I'm afraid anebel - you are a dressage snob! The one thing about a draft is it has the back end like a bus! They can and do collect very well, the initial move off for a draft with a heavy load is pushing - from the hind end not pulling.

If you have a horse with good conformation and action - my Clydesdale has a fabulous shoulder and length of neck, and moves as straight as a die! Yoou can with the right trainer produce a GP level horse

Add a good trainer who takes their time the horse will be able to do most if not all the movements required.

Consider the horses from 'The Spanish Riding School' the stallions are used for high school work and the mares pull carriages!

As we are seeing with Totilas - the trainer/rider helps make the horse - his current rider is obviously newhere near the caliber of Edward Gal and the work produced sadly shows this.
BCtazzie and Bluebird like this.
     
    02-17-2012, 04:58 PM
  #28
Trained
Sydney CDI

The official website says nothing about rider invitations, and the CDIs which I have helped run have never individually invited riders. I am still skeptical.

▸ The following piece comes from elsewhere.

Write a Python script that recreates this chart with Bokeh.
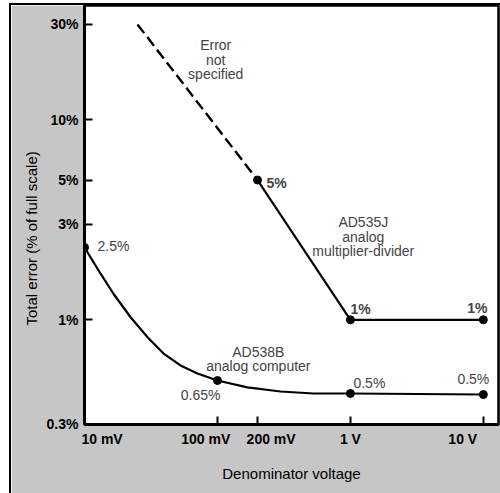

Also, considering the owner is in NZ and the show is in AUS, the flights over there would be expensive, regardless of if the horse is going as a competitor or as an exibitor. The show would NOT pay expenses for exibitors to fly over from NZ. So the post from the owner is moot. I have never heard of an CDI or an NF inviting competitors to a CDI3*.

ETA - I don't know why you are so adament about draft horses being built to do dressage!?! They have been bred for thousands of years to PULL not PUSH. Why all of a sudden magically would they be able to do the complete opposite of what thousands of years of breeding has developed?? It's not being a dressage snob, it's using the right tools for the job. It is unfair for a horse not built for a sport to make it perform and be uncomfortable and become lamed because it is not built for said sport. You wouldn't buy a smart car to pull a horse trailer, you wouldn't use a screwdriver to hammer in a nail and you wouldn't expect a horse built for pulling to be able to perform a high level of collection.
There are plenty of horses with huge hind ends that are rubbish at dressage. It's not about the size, it's about the angles, proportions and carrying power. I don't know if you subscribe to Dressage Today, but in the most recent magazine there is a "Physics of Collection" article which I highly suggest you read. Biomechanically, pulling strength does not equal carrying power and the ability to shift the pelvis under which is required for collection.
     
    02-17-2012, 05:11 PM
  #29
Yearling
Anabel - draft horse PUSH to start a load not pull!
     
    02-17-2012, 05:20 PM
  #30
Trained
Again, highly suggest you whip out a pen and paper and do some basic FBDs and mechanics calculations. Biomechanically there is a huge difference between where the center of gravitiy of the horse is when pulling a load versus carrying his own weight in a collected manner.

https://www.circsource.com/store/Sub...rceCode=I8EBCN

Highly suggest you read the article too.